Philly Stops and Frisks are Down, but Continue Nonetheless
By Reggie Shuford, Executive Director, ACLU of Pennsylvania
The police practice of stop-and-frisk continues to be highly controversial in Philadelphia. The good news is that it isn’t quite as rampant as it was, and there is limited progress. The bad news is that the stopping and frisking of pedestrians on the street continue at a rate dramatically higher than that of New York and other cities. And substantial racial disparities that are not explained by crime rates or police deployment are still evident, as Black Philadelphians are disproportionately impacted and account for most of those targeted by law enforcement.
On January 8, lawyers for the plaintiffs in the 2010 case Bailey v. Philadelphia filed a report in federal court which tracks stop-and-frisk data for the first half of 2017. The suit — filed by the ACLU of Pennsylvania, the law firm of Kairys, Rudovsky, Messing, Feinberg and Lin LLP, and Seth Kreimer, a law professor at the University of Pennsylvania School of Law — alleged that the Philadelphia Police Department maintained a pattern and practice of stopping and frisking citizens without a reasonable suspicion they were involved in criminal activity. The suit also alleged the police disproportionately stop Black and Latino pedestrians.
Under a 2011 consent decree in the case, the police can make stops only when there is a reasonable suspicion of criminal conduct and frisk people only when there is a reasonable suspicion the suspect is armed and dangerous. And the police may not act based on the person’s race or ethnicity.
The report found that the police have a long way to go in following the consent decree. While the number of stops has been reduced by half over seven years, still there were 20,000 people stopped in 2017 without a justifiable reason, and two of every five frisks occur without cause. Members of racial minorities are targeted far more than their share of the population, and the new analysis shows that this disproportionate impact remains after controlling for other, non-racial factors.
For the first half of 2017, 86 percent of those detained by police were male, and the median age was 33. Black people account for 69 percent of the stops, even while they are just 44 percent of the population. Whites, who are 45 percent of the city’s population, are only 22 percent of the stops. Latinos, who are 14 percent of Philadelphia’s population, account for 9 percent of stops.

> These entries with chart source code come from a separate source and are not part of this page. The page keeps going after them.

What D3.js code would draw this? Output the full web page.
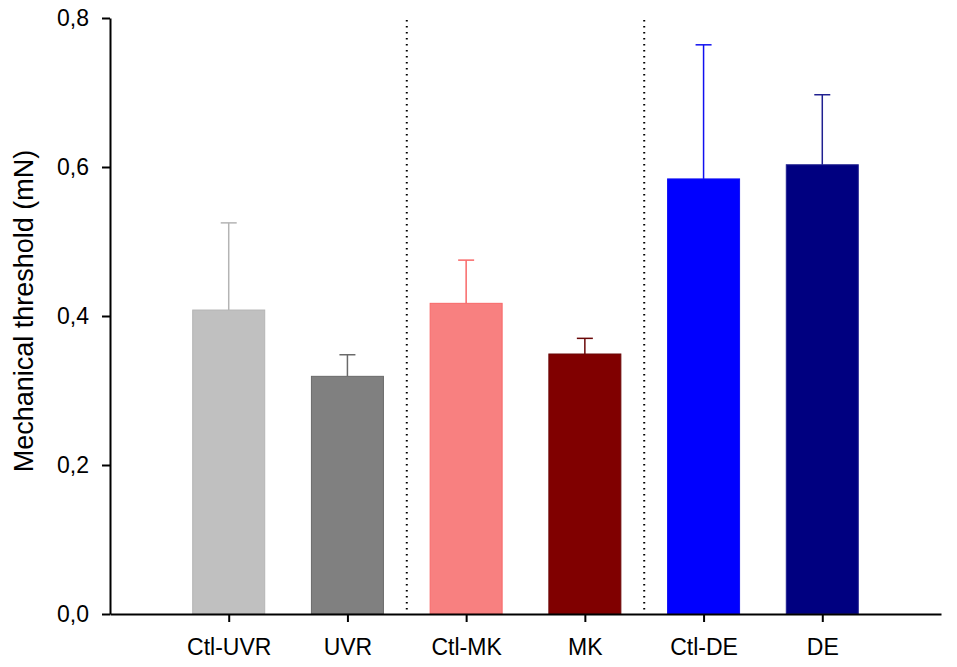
<!DOCTYPE html>
<html><head><meta charset="utf-8">
<script src="https://cdn.jsdelivr.net/npm/d3@7"></script>
<style>body{margin:0;background:#fff;} text{font-family:"Liberation Sans",Arial,sans-serif;}</style>
</head><body>
<svg id="c" width="957" height="667"></svg>
<script>
const categories = ["Ctl-UVR","UVR","Ctl-MK","MK","Ctl-DE","DE"];
const means = [0.408, 0.319, 0.417, 0.349, 0.584, 0.603];
const errTops = [0.525, 0.348, 0.475, 0.370, 0.764, 0.697];
const fills = ["#c0c0c0","#808080","#f88080","#800000","#0000ff","#000080"];
const strokes = ["#b4b4b4","#6a6a6a","#f86868","#6a0808","#1010f0","#202090"];
const yTicks = [0, 0.2, 0.4, 0.6, 0.8];
const separatorsAfter = [1, 3];

const svg = d3.select("#c");
const x = d3.scalePoint().domain(categories).range([110, 941]).padding(1);
const y = d3.scaleLinear().domain([0, 0.8]).range([614, 18]);
const bw = 72;
const fmt = d => d3.format(".1f")(d).replace(".", ",");

// separators
separatorsAfter.forEach(i => {
  const xm = (x(categories[i]) + x(categories[i+1])) / 2;
  svg.append("line").attr("x1", xm).attr("x2", xm).attr("y1", 20).attr("y2", 612)
    .attr("stroke", "#000").attr("stroke-width", 2).attr("stroke-dasharray", "1.5,4.5");
});

const data = categories.map((c, i) => ({c, m: means[i], e: errTops[i], f: fills[i], s: strokes[i]}));

// error bars
const g = svg.append("g");
data.forEach(d => {
  const cx = x(d.c);
  g.append("line").attr("x1", cx).attr("x2", cx).attr("y1", y(d.m)).attr("y2", y(d.e))
    .attr("stroke", d.s).attr("stroke-width", 1.5);
  g.append("line").attr("x1", cx - 8).attr("x2", cx + 8).attr("y1", y(d.e)).attr("y2", y(d.e))
    .attr("stroke", d.s).attr("stroke-width", 1.5);
});
// bars
g.selectAll("rect").data(data).join("rect")
  .attr("x", d => x(d.c) - bw/2).attr("width", bw)
  .attr("y", d => y(d.m)).attr("height", d => y(0) - y(d.m))
  .attr("fill", d => d.f).attr("stroke", d => d.s).attr("stroke-width", 1);

// axes
const yAxis = svg.append("g").attr("transform", "translate(110,0)")
  .call(d3.axisLeft(y).tickValues(yTicks).tickFormat(fmt).tickSize(8).tickSizeOuter(0).tickPadding(13));
yAxis.select(".domain").attr("stroke-width", 2);
yAxis.selectAll(".tick line").attr("stroke-width", 2);
yAxis.selectAll("text").style("font-size", "23px").attr("fill", "#000").style("font-family", "Liberation Sans, Arial, sans-serif");

const xAxis = svg.append("g").attr("transform", "translate(0,614)")
  .call(d3.axisBottom(x).tickSize(8).tickSizeOuter(0).tickPadding(17));
xAxis.select(".domain").attr("stroke-width", 2);
xAxis.selectAll(".tick line").attr("stroke-width", 2);
xAxis.selectAll("text").style("font-size", "23px").attr("fill", "#000").style("font-family", "Liberation Sans, Arial, sans-serif");

svg.append("text").attr("transform", "translate(33,311) rotate(-90)")
  .attr("text-anchor", "middle").style("font-size", "27px").attr("fill", "#000")
  .text("Mechanical threshold (mN)");
</script>
</body></html>
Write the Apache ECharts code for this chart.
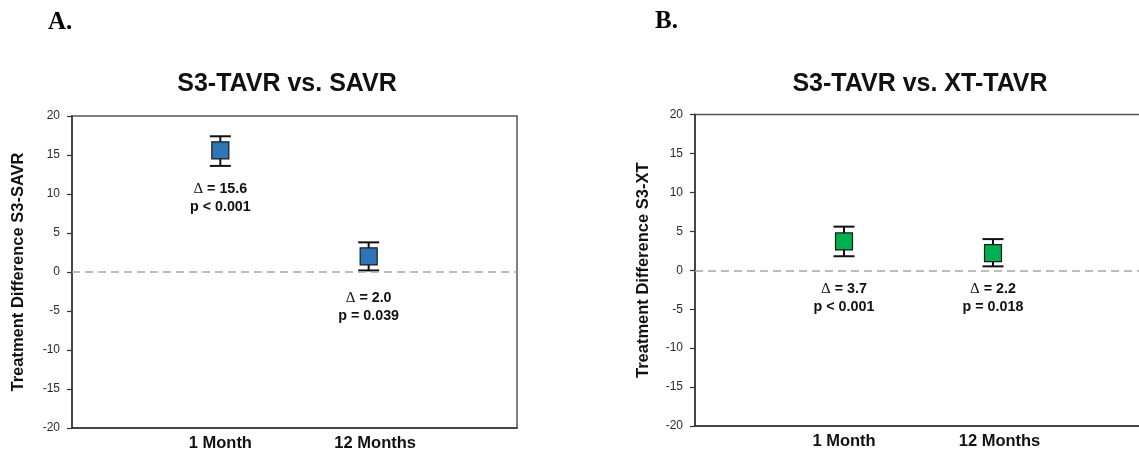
<!DOCTYPE html>
<html>
<head>
<meta charset="utf-8">
<script src="https://cdn.jsdelivr.net/npm/echarts@6/dist/echarts.min.js"></script>
<style>
html,body{margin:0;padding:0;background:#fff;}
#chart{width:1139px;height:453px;}
</style>
</head>
<body>
<div id="chart"></div>
<script>
// ---- data ----
const categories = ['', '1 Month', '12 Months', ''];
const panelTitles = ['S3-TAVR vs. SAVR', 'S3-TAVR vs. XT-TAVR'];
const panelLetters = ['A.', 'B.'];
const yAxisNames = ['Treatment Difference S3-SAVR', 'Treatment Difference S3-XT'];
const yTicks = [-20, -15, -10, -5, 0, 5, 10, 15, 20];

const savrDiff = [15.6, 2.0];
const savrLow = [13.6, 0.2];
const savrHigh = [17.4, 3.8];
const savrP = ['p < 0.001', 'p = 0.039'];

const xtDiff = [3.7, 2.2];
const xtLow = [1.8, 0.5];
const xtHigh = [5.6, 4.0];
const xtP = ['p < 0.001', 'p = 0.018'];

// ---- layout / style ----
const FONT = '"Liberation Sans", Arial, sans-serif';
const grids = [
  {left: 72, top: 116, width: 445, height: 312},
  {left: 695, top: 114.5, width: 447, height: 311.5}
];
const annotAnchor = [[9.5, -4.5], [-3.6, -3.6]];
const colors = ['#2E75B6', '#00B050'];

const panels = [
  {diff: savrDiff, low: savrLow, high: savrHigh, p: savrP},
  {diff: xtDiff, low: xtLow, high: xtHigh, p: xtP}
];

const series = [];
panels.forEach((pn, k) => {
  // zero reference line + error bars
  series.push({
    type: 'custom',
    xAxisIndex: k, yAxisIndex: k,
    z: 3,
    data: pn.diff.map((d, i) => [i + 1, pn.low[i], pn.high[i]]),
    renderItem: function (params, api) {
      const x = api.value(0);
      const lo = api.coord([x, api.value(1)]);
      const hi = api.coord([x, api.value(2)]);
      const hw = 10.5;
      const st = {stroke: '#111', lineWidth: 2};
      return {
        type: 'group',
        children: [
          {type: 'line', shape: {x1: lo[0], y1: lo[1], x2: hi[0], y2: hi[1]}, style: st},
          {type: 'line', shape: {x1: lo[0] - hw, y1: lo[1], x2: lo[0] + hw, y2: lo[1]}, style: st},
          {type: 'line', shape: {x1: hi[0] - hw, y1: hi[1], x2: hi[0] + hw, y2: hi[1]}, style: st}
        ]
      };
    },
    markLine: {
      silent: true,
      symbol: 'none',
      label: {show: false},
      lineStyle: {color: '#A6A6A6', type: [8, 5], width: 1.5, opacity: 1},
      data: [{yAxis: 0}]
    }
  });
  // point estimates
  series.push({
    type: 'scatter',
    xAxisIndex: k, yAxisIndex: k,
    z: 4,
    symbol: 'rect',
    symbolSize: 17,
    itemStyle: {color: colors[k], borderColor: '#1a1a1a', borderWidth: 1.2, opacity: 1},
    data: pn.diff.map((d, i) => [i + 1, d])
  });
  // annotations
  series.push({
    type: 'scatter',
    xAxisIndex: k, yAxisIndex: k,
    z: 5,
    symbolSize: 0,
    silent: true,
    itemStyle: {opacity: 1},
    data: pn.diff.map((d, i) => [i + 1, annotAnchor[k][i]]),
    label: {
      show: true,
      position: 'inside',
      formatter: function (prm) {
        const d = pn.diff[prm.dataIndex].toFixed(1);
        return '{d|\u0394}{t| = ' + d + '}\n{t|' + pn.p[prm.dataIndex] + '}';
      },
      rich: {
        d: {fontFamily: '"Liberation Serif", serif', fontSize: 15, fontWeight: 'normal', color: '#111', lineHeight: 18.4},
        t: {fontFamily: FONT, fontSize: 14.3, fontWeight: 'bold', color: '#111', lineHeight: 18.4}
      }
    }
  });
});

const option = {
  backgroundColor: '#fff',
  animation: false,
  grid: grids.map(g => Object.assign({show: true, borderColor: '#555', borderWidth: 1.5, backgroundColor: 'transparent', outerBoundsMode: 'none', containLabel: false}, g)),
  xAxis: grids.map((g, k) => ({
    type: 'category',
    gridIndex: k,
    data: categories,
    boundaryGap: false,
    axisLine: {show: true, onZero: false, lineStyle: {color: '#333', width: 1.5}},
    axisTick: {show: false},
    splitLine: {show: false},
    axisLabel: {
      margin: 7,
      color: '#111',
      fontFamily: FONT,
      fontSize: 16.5,
      fontWeight: 'bold',
      interval: 0,
      formatter: v => v === '12 Months' ? '{s|' + v + '}' : v,
      rich: {s: {fontFamily: FONT, fontSize: 16.5, fontWeight: 'bold', color: '#111', padding: [0, 0, 0, 13]}}
    }
  })),
  yAxis: grids.map((g, k) => ({
    type: 'value',
    gridIndex: k,
    min: yTicks[0],
    max: yTicks[yTicks.length - 1],
    interval: yTicks[1] - yTicks[0],
    name: yAxisNames[k],
    nameLocation: 'middle',
    nameGap: k === 0 ? 45 : 43,
    nameTextStyle: {fontFamily: FONT, fontSize: 16.5, fontWeight: 'bold', color: '#111'},
    axisLine: {show: true, lineStyle: {color: '#333', width: 1.5}},
    axisTick: {show: true, inside: false, length: 5, lineStyle: {color: '#333', width: 1.2}},
    splitLine: {show: false},
    axisLabel: {margin: 12, color: '#2a2a3a', fontFamily: FONT, fontSize: 12}
  })),
  graphic: [
    {type: 'text', x: 287, y: 84, style: {text: panelTitles[0], fill: '#111', font: 'bold 25px ' + FONT, textAlign: 'center', textVerticalAlign: 'middle'}},
    {type: 'text', x: 920, y: 84, style: {text: panelTitles[1], fill: '#111', font: 'bold 25px ' + FONT, textAlign: 'center', textVerticalAlign: 'middle'}},
    {type: 'text', x: 48, y: 23, style: {text: panelLetters[0], fill: '#000', font: 'bold 25px "Liberation Serif", serif', textAlign: 'left', textVerticalAlign: 'middle'}},
    {type: 'text', x: 655, y: 22, style: {text: panelLetters[1], fill: '#000', font: 'bold 25px "Liberation Serif", serif', textAlign: 'left', textVerticalAlign: 'middle'}}
  ],
  series: series
};

const chart = echarts.init(document.getElementById('chart'), null, {renderer: 'canvas'});
chart.setOption(option);
</script>
</body>
</html>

People of color comprise an even larger share of those who are frisked, as 77 percent are Black, 10 percent are Latino and 12 percent are White. In addition, while 1 in 10.8 stops for White pedestrians results in a frisk, the rate is merely 1 in 5.5 stops for Blacks.
The report, which analyzed data from 64 police service areas, or PSAs, within the city, also revealed that Blacks account for a disproportionate share of stops in all but five PSAs. “For example, in PSA 91, the population is only 3% Black, but 67% of stops were of Blacks. In PSA 63, the population is 7% Black and 68% of stops were of Blacks,” according to the report. “By contrast, in PSA 192, where Blacks make up 96% of the population, the ratio of Black stops to Black population was close to a 1:1 ratio.”
According to the report, there is “strong evidence” that non-racial factors will not explain the huge differences in stop-and-frisk rates by race in Philadelphia. “To the contrary, the data show statistically significant racial disparities that in almost all respects are not explainable by non-racial factors,” said the authors of the report.
Moreover, the data betray the police narrative that police must perform these stops and frisks to retrieve contraband, including guns and drugs. Contraband was found in 9 percent of frisks, with only 1 in 49 frisks yielding a firearm and 1 in 18 frisks resulting in drugs. These glaring numbers underscore the need for the federal consent decree, and highlight the abject failure of a law enforcement practice that is racially discriminatory and is unrelated to and ineffective at fighting crime.
Observing the situation in New York, Kyle Smith of the National Review admitted recently that he was wrong about the need for stop-and-frisk in that city, noting that crime has fallen as police abandoned the tactic and did not rise as they had expected. Homicides in New York were down 12 percent in 2017 — nearly a record low — while stops and frisks fell a dramatic 98 percent from their peak in 2011. Courts did their part to end the practice among NYPD officers. Meanwhile, as the Bailey consent decree report noted, “Philadelphia’s per capita stop rate is currently vastly higher than that in New York and some other major cities.”
Fewer pedestrians are detained by police in Philadelphia, and we should applaud that. Yet, thousands of people are subjected to stops and frisks because of their race — without cause and without justification — and we must demand better.